Still, the question remains - why are companies showing so little interest in EU funds despite the fact that many are in excessive debt and could use EU funds? Croatian Association of Employers (HUP) director Davor Majetić noted there are many reasons why companies are not absorbing more EU funds, including procedures that are drawn up in a way that frequently excludes larger and medium-sized companies.

-These formal reasons are frequently discriminatory. Also, talks with public administration bodies can be very difficult and the companies more often than not do not have enough resources to make use of EU funds - warned Majetić. He added that the State should do more, mostly with the aim of improving communication with companies, for instance by providing explanations in fewer than several months and better informing small companies about the opportunities they have.

Addiko Bank analyst Hrvoje Stojić noted that current situation on the market is another cause for poor interest of companies in EU funds.

Perspective

-Price of capital on the market is at record-low levels and financing is easier to secure without long processes required to access EU funds. These are grants, but monitoring and rules of use are strict. Money has to be returned even for not complying with the smallest details and this surely deters some who do not want to be concerned with it - said Stojić. However, he pointed out it is standard in all EU member states that the State is initially the most capable of absorbing EU funds, largely for infrastructural projects. Also, EU funds were primarily intended for more affordable financing of infrastructural projects and supporting agriculture in EU member states.

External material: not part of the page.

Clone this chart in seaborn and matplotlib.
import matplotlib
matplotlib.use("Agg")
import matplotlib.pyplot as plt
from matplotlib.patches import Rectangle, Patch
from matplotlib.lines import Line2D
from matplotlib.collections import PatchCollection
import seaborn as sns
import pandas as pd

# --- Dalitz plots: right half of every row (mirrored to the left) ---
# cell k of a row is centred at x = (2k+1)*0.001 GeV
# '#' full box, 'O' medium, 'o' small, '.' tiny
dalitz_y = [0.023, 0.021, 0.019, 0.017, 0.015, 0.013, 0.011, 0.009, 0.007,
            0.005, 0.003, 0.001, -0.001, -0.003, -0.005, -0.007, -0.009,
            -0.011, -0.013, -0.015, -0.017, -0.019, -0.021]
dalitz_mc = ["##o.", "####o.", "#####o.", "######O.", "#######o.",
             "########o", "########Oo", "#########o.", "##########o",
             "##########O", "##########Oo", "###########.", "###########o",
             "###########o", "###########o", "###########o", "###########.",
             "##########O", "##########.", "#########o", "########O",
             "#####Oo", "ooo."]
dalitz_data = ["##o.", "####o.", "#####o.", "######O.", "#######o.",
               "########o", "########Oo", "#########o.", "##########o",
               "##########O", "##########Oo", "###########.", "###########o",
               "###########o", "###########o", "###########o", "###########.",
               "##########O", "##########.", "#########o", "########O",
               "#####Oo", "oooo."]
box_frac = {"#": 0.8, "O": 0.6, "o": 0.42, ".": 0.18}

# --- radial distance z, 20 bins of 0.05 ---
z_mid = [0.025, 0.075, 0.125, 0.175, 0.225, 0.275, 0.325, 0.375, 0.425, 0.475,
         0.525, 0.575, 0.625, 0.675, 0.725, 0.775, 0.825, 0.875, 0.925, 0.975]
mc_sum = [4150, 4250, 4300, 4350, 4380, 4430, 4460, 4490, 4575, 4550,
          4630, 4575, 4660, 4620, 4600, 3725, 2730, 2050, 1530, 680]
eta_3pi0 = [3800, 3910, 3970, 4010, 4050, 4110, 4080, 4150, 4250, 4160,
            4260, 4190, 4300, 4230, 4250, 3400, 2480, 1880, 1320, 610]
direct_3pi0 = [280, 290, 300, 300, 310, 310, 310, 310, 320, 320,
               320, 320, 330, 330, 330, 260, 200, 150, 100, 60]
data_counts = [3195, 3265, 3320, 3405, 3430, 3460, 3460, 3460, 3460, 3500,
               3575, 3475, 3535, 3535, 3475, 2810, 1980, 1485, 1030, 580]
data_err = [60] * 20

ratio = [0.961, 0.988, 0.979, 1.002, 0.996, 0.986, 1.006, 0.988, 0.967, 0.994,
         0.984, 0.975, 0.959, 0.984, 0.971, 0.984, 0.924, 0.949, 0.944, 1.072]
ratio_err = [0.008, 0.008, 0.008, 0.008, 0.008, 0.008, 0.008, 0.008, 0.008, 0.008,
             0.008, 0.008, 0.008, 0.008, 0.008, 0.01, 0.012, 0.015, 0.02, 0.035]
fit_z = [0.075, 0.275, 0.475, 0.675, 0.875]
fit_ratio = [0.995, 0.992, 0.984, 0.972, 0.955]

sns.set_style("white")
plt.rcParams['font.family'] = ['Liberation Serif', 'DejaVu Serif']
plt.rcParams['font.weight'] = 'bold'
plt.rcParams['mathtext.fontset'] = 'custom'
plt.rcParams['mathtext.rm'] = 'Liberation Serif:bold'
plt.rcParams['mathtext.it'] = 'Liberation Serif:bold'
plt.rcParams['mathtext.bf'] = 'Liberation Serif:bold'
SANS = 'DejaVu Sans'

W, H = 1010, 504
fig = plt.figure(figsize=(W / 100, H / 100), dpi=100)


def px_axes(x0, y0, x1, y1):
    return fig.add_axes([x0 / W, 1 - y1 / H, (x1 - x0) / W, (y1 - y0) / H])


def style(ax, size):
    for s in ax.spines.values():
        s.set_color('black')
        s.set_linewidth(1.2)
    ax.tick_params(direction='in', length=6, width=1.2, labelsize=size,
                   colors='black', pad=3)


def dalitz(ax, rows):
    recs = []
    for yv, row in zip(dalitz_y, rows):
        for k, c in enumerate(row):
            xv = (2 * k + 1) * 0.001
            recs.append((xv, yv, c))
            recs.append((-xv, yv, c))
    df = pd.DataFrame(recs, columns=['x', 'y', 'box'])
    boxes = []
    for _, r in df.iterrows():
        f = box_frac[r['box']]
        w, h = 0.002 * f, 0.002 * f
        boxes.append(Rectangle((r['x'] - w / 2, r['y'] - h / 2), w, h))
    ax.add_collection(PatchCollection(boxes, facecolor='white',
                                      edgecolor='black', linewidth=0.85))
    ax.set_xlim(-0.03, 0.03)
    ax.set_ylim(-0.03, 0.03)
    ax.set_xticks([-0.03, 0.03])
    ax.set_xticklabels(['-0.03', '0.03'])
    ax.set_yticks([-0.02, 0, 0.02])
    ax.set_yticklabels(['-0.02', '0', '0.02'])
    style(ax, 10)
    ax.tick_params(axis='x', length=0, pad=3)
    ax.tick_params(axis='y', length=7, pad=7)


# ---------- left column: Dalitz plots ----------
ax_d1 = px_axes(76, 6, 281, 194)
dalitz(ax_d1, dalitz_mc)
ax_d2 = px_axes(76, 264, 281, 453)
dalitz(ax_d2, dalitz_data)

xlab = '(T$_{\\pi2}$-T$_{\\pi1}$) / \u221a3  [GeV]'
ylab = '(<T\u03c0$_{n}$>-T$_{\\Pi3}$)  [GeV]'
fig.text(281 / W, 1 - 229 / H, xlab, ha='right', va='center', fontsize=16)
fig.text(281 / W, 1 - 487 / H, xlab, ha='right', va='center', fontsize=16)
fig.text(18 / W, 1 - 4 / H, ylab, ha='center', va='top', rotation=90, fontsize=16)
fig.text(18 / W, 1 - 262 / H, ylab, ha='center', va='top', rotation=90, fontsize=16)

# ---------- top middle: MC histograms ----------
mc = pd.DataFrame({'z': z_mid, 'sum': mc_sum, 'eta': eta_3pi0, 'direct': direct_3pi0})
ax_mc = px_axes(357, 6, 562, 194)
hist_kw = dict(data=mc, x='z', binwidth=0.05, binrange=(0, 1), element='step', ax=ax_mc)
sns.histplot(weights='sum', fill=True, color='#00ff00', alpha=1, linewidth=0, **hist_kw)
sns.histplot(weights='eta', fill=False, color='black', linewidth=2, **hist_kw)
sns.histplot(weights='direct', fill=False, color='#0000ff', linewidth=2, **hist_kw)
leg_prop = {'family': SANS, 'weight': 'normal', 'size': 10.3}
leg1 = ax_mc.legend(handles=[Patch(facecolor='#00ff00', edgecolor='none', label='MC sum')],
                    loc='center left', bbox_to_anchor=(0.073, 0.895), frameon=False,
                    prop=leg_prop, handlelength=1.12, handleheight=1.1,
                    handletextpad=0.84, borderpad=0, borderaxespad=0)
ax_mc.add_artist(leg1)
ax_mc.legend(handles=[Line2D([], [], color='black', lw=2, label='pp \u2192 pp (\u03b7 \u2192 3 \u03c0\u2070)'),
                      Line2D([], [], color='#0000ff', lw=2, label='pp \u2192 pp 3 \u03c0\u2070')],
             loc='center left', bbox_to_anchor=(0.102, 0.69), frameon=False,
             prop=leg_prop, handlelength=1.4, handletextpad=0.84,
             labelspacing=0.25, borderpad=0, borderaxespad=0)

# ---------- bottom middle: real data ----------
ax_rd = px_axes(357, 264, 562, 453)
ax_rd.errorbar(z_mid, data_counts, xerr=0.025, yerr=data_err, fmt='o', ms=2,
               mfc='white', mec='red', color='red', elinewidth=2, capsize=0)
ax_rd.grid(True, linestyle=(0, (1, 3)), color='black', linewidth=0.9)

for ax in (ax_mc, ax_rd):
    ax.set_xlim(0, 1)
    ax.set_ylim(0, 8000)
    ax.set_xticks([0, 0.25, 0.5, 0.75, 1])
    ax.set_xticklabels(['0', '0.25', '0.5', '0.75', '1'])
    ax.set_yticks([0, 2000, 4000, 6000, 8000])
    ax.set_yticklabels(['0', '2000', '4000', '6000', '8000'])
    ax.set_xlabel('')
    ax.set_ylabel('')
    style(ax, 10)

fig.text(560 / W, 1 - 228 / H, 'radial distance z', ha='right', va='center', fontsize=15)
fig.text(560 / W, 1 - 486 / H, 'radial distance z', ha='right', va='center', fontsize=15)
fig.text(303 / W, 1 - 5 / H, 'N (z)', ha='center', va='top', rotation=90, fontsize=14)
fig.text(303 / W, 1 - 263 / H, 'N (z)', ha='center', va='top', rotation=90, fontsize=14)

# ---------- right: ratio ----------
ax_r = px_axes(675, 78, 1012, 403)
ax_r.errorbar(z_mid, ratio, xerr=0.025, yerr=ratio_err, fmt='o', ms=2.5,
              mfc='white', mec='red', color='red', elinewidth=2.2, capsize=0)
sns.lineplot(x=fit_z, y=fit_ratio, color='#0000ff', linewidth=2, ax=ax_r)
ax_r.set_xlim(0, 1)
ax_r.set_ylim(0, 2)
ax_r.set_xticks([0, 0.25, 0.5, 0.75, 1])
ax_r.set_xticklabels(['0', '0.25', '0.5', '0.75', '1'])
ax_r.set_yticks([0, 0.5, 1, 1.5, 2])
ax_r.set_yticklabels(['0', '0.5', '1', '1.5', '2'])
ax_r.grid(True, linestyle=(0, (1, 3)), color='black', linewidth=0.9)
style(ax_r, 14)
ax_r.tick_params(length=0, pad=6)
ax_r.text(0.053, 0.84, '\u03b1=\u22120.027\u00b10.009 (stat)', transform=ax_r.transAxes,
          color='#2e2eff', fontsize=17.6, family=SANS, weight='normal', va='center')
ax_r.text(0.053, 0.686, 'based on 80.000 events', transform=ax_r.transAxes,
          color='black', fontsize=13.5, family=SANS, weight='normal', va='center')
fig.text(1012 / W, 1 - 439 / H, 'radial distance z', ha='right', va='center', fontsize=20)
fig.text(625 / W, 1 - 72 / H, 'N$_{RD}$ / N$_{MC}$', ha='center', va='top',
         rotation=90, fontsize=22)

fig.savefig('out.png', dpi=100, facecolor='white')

-The new perspective will give more room to innovation and software and less to "concrete and steel," which we financed a lot before acceding to the EU - said Stojić. When it comes to agriculture, he pointed out that Croatia is late in preparing projects and added that fragmentation of agricultural land presents a problem for implementation of larger and more profitable projects. This is why family farms as well as households focused on agriculture use the funds for the most part.

Manufacturing industry got most in Northern Croatia, science and IT in Zagreb

As far as regional results go, funds were largely paid to sectors that are traditionally developed in that part of the country. For instance, most funds in Dalmatia went into the traffic sector due to the Pelješac Bridge, but payments to the tourist sector dominate. In counties of Central and Northern Croatia, payments to the manufacturing industry dominate, while payments to sectors of science and IT dominate in Zagreb. Payments to sectors of science and IT used to dominate in Slavonia, but Project Slavonia should increase investments in other sectors. Minister of Regional Development and EU Funds Gabrijela Žalac recently noted that the five counties of Slavonia have closed contracts for projects worth HK 616 million in the last three months. Of the planned HRK 18.75 billion and four operational programs of the Project Slavonia, 8.5 billion worth of contracts have been closed, some 45.4%, while 2.6 billion or about 13.97% have been paid. Prime Minister Andrej Plenković said that Project Slavonia is being implemented as planned and added that some HRK 10 billion remains at disposal of five counties in Slavonia.

When it comes to the central budget, we can see that amount of money coming in from EU funds is increasing each year: from HRK 7.8 billion in 2016 to 8.5 billion last year and 10.5 billion this year. However, the fact remains that improvement can be made and some State institutions are failing to fulfill their goals - they absorbed about 8.6% less than planned last year, which increased to 17.7% this year. Nonetheless, budgetary revenues and expenditures have gone up significantly over the last years thanks to EU funds and Finance Minister Zdravko Marić boasted budgetary surplus and decline of public debt.